• _SET TASK_
Return, exactly as written, the lines that start at the one holding "Clone this chart in matplotlib." and end at the one holding "from matplotlib.lines import Line2D", with both of those lines kept. Skip any pictures.

[Plotting code records]
------
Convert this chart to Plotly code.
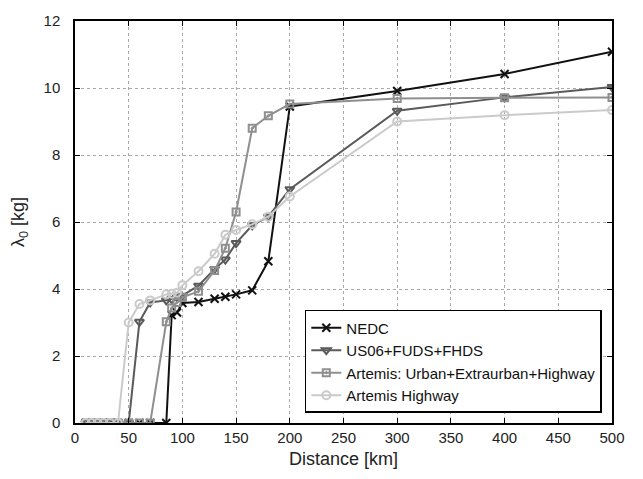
import plotly.graph_objects as go

x0 = [10, 15.5, 21, 26.5, 32.5, 40]

nedc_x = x0 + [50, 60, 70, 85, 90, 95, 100, 115, 130, 140, 150, 165, 180, 200, 300, 400, 500]
nedc_y = [0]*6 + [0, 0, 0, 0, 3.22, 3.3, 3.58, 3.61, 3.71, 3.77, 3.84, 3.96, 4.83, 9.45, 9.91, 10.42, 11.08]

us06_x = x0 + [50, 60, 70, 85, 90, 95, 100, 115, 130, 140, 150, 165, 180, 200, 300, 400, 500]
us06_y = [0]*6 + [0, 3.02, 3.6, 3.66, 3.7, 3.75, 3.8, 4.1, 4.6, 4.88, 5.37, 5.9, 6.16, 6.98, 9.32, 9.72, 10.03]

art_x = x0 + [50, 60, 70, 85, 90, 95, 100, 115, 130, 140, 150, 165, 180, 200, 300, 400, 500]
art_y = [0]*6 + [0, 0, 0, 3.02, 3.43, 3.6, 3.75, 3.93, 4.55, 5.22, 6.3, 8.8, 9.17, 9.52, 9.69, 9.71, 9.72]

hw_x = x0 + [50, 60, 70, 85, 90, 95, 100, 115, 130, 140, 150, 165, 180, 200, 300, 400, 500]
hw_y = [0]*6 + [3.0, 3.55, 3.66, 3.84, 3.86, 3.89, 4.11, 4.53, 5.05, 5.62, 5.76, 5.93, 6.16, 6.76, 9.0, 9.19, 9.34]

names = ["NEDC", "US06+FUDS+FHDS", "Artemis: Urban+Extraurban+Highway", "Artemis Highway"]
colors = ["#111111", "#5a5a5a", "#8f8f8f", "#cacaca"]
symbols = ["x-thin-open", "triangle-down-open", "square-open-dot", "circle-open"]
sizes = [8, 8, 7, 8]

fig = go.Figure()
for xs, ys, nm, c, s, sz in zip([nedc_x, us06_x, art_x, hw_x], [nedc_y, us06_y, art_y, hw_y],
                                names, colors, symbols, sizes):
    fig.add_trace(go.Scatter(x=xs, y=ys, name=nm, mode="lines+markers",
                             line=dict(color=c, width=2),
                             marker=dict(symbol=s, size=sz, color=c, line=dict(color=c, width=2))))

font = "Liberation Sans, Arial, sans-serif"
axis_common = dict(showline=True, linecolor="black", linewidth=1.5, mirror="allticks",
                   ticks="inside", ticklen=5, tickcolor="black",
                   showgrid=True, gridcolor="#aaaaaa", griddash="dot", gridwidth=1,
                   zeroline=False, tickfont=dict(family=font, size=15, color="#222"))
fig.update_xaxes(range=[0, 500], tickvals=list(range(0, 501, 50)),
                 title=dict(text="Distance [km]", font=dict(family=font, size=18, color="#222"), standoff=8),
                 **axis_common)
fig.update_yaxes(range=[0, 12], tickvals=list(range(0, 13, 2)), ticklabelstandoff=10,
                 title=dict(text="λ<sub>0</sub> [kg]", font=dict(family=font, size=18, color="#222"), standoff=14),
                 **axis_common)
fig.update_layout(width=643, height=479, margin=dict(l=75, r=31, t=18, b=56),
                  plot_bgcolor="white", paper_bgcolor="white",
                  font=dict(family=font),
                  legend=dict(x=0.981, y=0.025, xanchor="right", yanchor="bottom",
                              bgcolor="white", bordercolor="black", borderwidth=1.5,
                              font=dict(family=font, size=15, color="#111"),
                              tracegroupgap=0, itemwidth=30))
fig.write_html("out.html")
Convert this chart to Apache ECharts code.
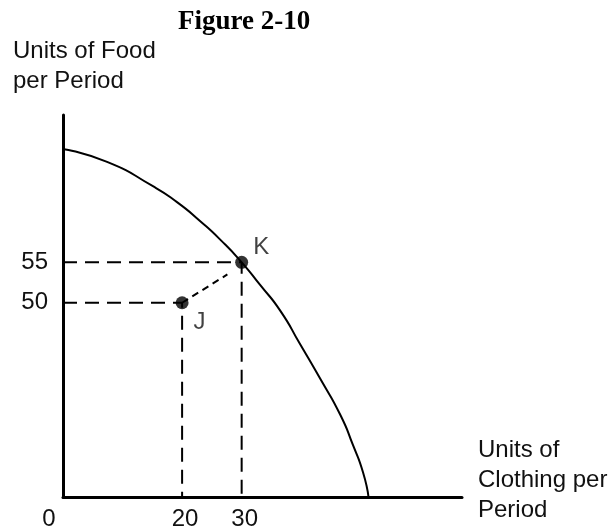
<!DOCTYPE html>
<html>
<head>
<meta charset="utf-8">
<script src="https://cdn.jsdelivr.net/npm/echarts@6/dist/echarts.min.js"></script>
<style>
html,body{margin:0;padding:0;background:#fff;}
#chart{width:616px;height:531px;}
</style>
</head>
<body>
<div id="chart"></div>
<script>
// Data
const ppfX = [0, 7.4, 15.1, 19.2, 23.0, 26.4, 30, 33.1, 36.5, 39.8, 43.2, 46.6, 48.7, 50.4, 51.3];
const ppfY = [69.0, 67.4, 64.4, 62.4, 60.1, 57.8, 55, 52.2, 49.0, 44.9, 40.6, 36.1, 32.4, 29.0, 26.0];
const pointNames = ['J', 'K'];
const pointX = [20, 30];
const pointY = [50, 55];
const moveX = [20, 27.6];
const moveY = [50, 53.5];
const xTickLabels = [0, 20, 30];
const yTickLabels = [50, 55];
const xMin = 0, xMax = 67, yMin = 26, yMax = 73.2;

const chart = echarts.init(document.getElementById('chart'), null, {renderer: 'canvas'});
const txt = '#111';
const sans = 'Liberation Sans, Arial, sans-serif';
const dash = [14, 8];

const zip = (a, b) => a.map((v, i) => [v, b[i]]);

const option = {
  animation: false,
  backgroundColor: '#fff',
  title: [
    {text: 'Figure 2-10', left: 178, top: 9, padding: 0,
     textStyle: {fontFamily: 'Liberation Serif, Times New Roman, serif', fontWeight: 'bold', fontSize: 27, color: '#000'}},
    {text: 'Units of Food\nper Period', left: 13, top: 36, padding: 0,
     textStyle: {fontFamily: sans, fontWeight: 'normal', fontSize: 24, lineHeight: 30, color: txt}},
    {text: 'Units of\nClothing per\nPeriod', left: 478, top: 435, padding: 0,
     textStyle: {fontFamily: sans, fontWeight: 'normal', fontSize: 24, lineHeight: 30, color: txt}}
  ],
  grid: {left: 63, right: 154, top: 115, bottom: 29, containLabel: false},
  xAxis: {
    type: 'value', min: xMin, max: xMax,
    axisLine: {show: true, lineStyle: {color: '#000', width: 3}},
    axisTick: {show: false},
    splitLine: {show: false},
    axisLabel: {
      customValues: xTickLabels, margin: 10, fontFamily: sans, fontSize: 24, color: txt,
      padding: [0, 0, 0, 6],
      formatter: v => v === 0 ? '{z|0}' : String(v),
      rich: {z: {fontFamily: sans, fontSize: 24, color: txt, padding: [0, 34, 0, 0]}}
    }
  },
  yAxis: {
    type: 'value', min: yMin, max: yMax,
    axisLine: {show: true, lineStyle: {color: '#000', width: 3}},
    axisTick: {show: false},
    splitLine: {show: false},
    axisLabel: {customValues: yTickLabels, margin: 15, fontFamily: sans, fontSize: 24, color: txt, padding: [5, 0, 0, 0]}
  },
  series: [
    {type: 'line', data: zip(ppfX, ppfY), smooth: 0.6, showSymbol: false,
     lineStyle: {color: '#000', width: 2}, z: 3},
    {type: 'line', data: [[0, pointY[1]], [pointX[1], pointY[1]], [pointX[1], yMin]], showSymbol: false,
     lineStyle: {color: '#000', width: 2, type: dash}, z: 2},
    {type: 'line', data: [[0, pointY[0]], [pointX[0], pointY[0]], [pointX[0], yMin]], showSymbol: false,
     lineStyle: {color: '#000', width: 2, type: dash}, z: 2},
    {type: 'line', data: zip(moveX, moveY), showSymbol: false,
     lineStyle: {color: '#000', width: 2, type: [7, 5]}, z: 2},
    {type: 'scatter', symbolSize: 13, itemStyle: {color: '#000'}, z: 5,
     data: pointNames.map((n, i) => ({
       value: [pointX[i], pointY[i]], name: n,
       label: {show: true, position: 'right', distance: 5, formatter: n,
               offset: n === 'K' ? [0, -15] : [0, 20],
               fontFamily: sans, fontSize: 24, color: txt}
     }))}
  ]
};
chart.setOption(option);
</script>
</body>
</html>
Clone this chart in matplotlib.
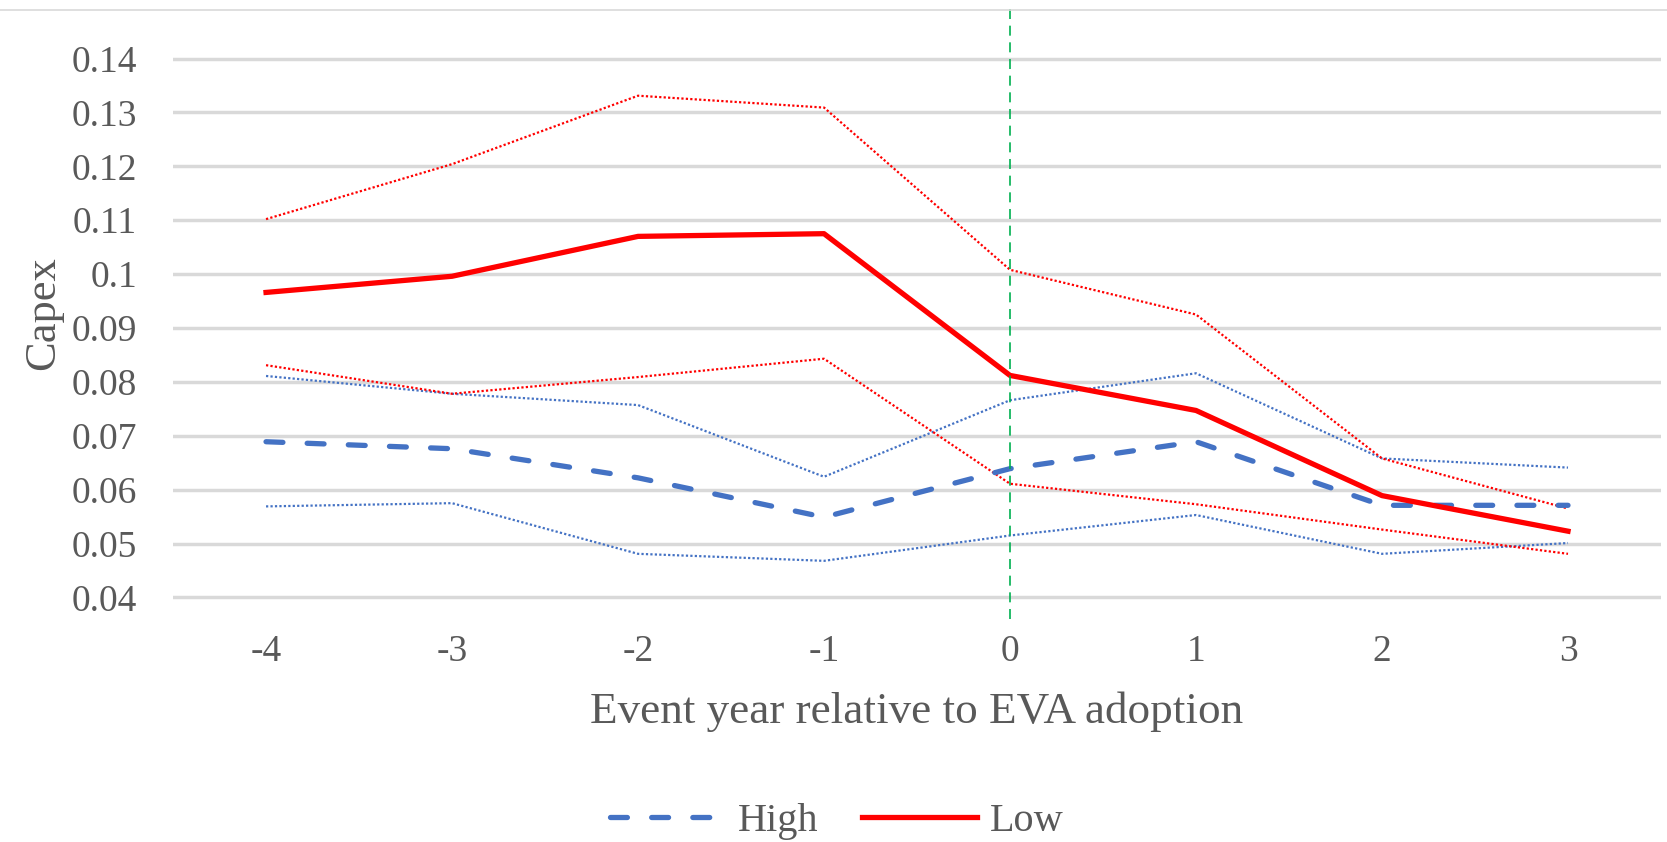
import matplotlib
matplotlib.use('Agg')
import matplotlib.pyplot as plt
from matplotlib.lines import Line2D

# data
years = [-4, -3, -2, -1, 0, 1, 2, 3]
high = [0.0689, 0.0676, 0.0622, 0.0549, 0.0639, 0.0689, 0.0571, 0.0571]
high_upper = [0.0811, 0.0778, 0.0757, 0.0624, 0.0766, 0.0816, 0.0658, 0.0641]
high_lower = [0.0569, 0.0575, 0.0481, 0.0468, 0.0515, 0.0553, 0.0481, 0.0501]
low = [0.0966, 0.0996, 0.1070, 0.1075, 0.0812, 0.0747, 0.0589, 0.0523]
low_upper = [0.1102, 0.1204, 0.1331, 0.1309, 0.1008, 0.0925, 0.0658, 0.0565]
low_lower = [0.0831, 0.0778, 0.0809, 0.0843, 0.0611, 0.0573, 0.0526, 0.0481]
yticks = [0.04, 0.05, 0.06, 0.07, 0.08, 0.09, 0.1, 0.11, 0.12, 0.13, 0.14]
ytick_labels = ['0.04', '0.05', '0.06', '0.07', '0.08', '0.09', '0.1',
                '0.11', '0.12', '0.13', '0.14']

plt.rcParams['font.family'] = ['Liberation Serif', 'DejaVu Serif']
txt = '#595959'
blue = '#4472C4'
red = '#FF0000'

fig = plt.figure(figsize=(16.67, 8.42), dpi=100)
ax = fig.add_axes([0.1038, 0.2648, 0.8926, 0.7265])

dot = {'linestyle': (0, (1, 1)), 'linewidth': 1.6}
ax.plot(years, high_upper, color=blue, **dot)
ax.plot(years, high_lower, color=blue, **dot)
ax.plot(years, low_upper, color=red, **dot)
ax.plot(years, low_lower, color=red, **dot)
ax.plot(years, high, color=blue, linewidth=3.8, linestyle=(0, (3.2, 4.6)),
        dash_capstyle='round', label='High')
ax.plot(years, low, color=red, linewidth=3.8, label='Low')

ax.axvline(0, color='#00B050', linewidth=1.2, linestyle=(0, (6, 4)))

ax.set_xlim(-4.5, 3.5)
ax.set_ylim(0.036, 0.1495)
ax.set_xticks(years)
ax.set_xticklabels([str(y) for y in years])
ax.set_yticks(yticks)
ax.set_yticklabels(ytick_labels)
ax.grid(axis='y', color='#d9d9d9', linewidth=2.5)
ax.set_axisbelow(True)
for s in ax.spines.values():
    s.set_visible(False)
ax.tick_params(length=0, labelsize=27, colors=txt)
ax.tick_params(axis='y', pad=26)
ax.tick_params(axis='x', pad=11)

ax.set_xlabel('Event year relative to EVA adoption', fontsize=32.5, color=txt,
              labelpad=16)
ax.set_ylabel('Capex', fontsize=32, color=txt, labelpad=6)

fig.legend(loc='center', bbox_to_anchor=(0.502, 0.024), ncol=2, frameon=False,
           fontsize=29, handlelength=2.85, handletextpad=0.32, columnspacing=1.1,
           labelcolor=txt)

fig.add_artist(Line2D([0, 1], [1 - 10 / 842, 1 - 10 / 842], color='#d9d9d9',
                      linewidth=1.2, transform=fig.transFigure))

fig.savefig('out.png', dpi=100)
------
• _OUTPUT FOR THIS TASK_
Clone this chart in matplotlib.
import matplotlib
matplotlib.use('Agg')
import matplotlib.pyplot as plt
from matplotlib.lines import Line2D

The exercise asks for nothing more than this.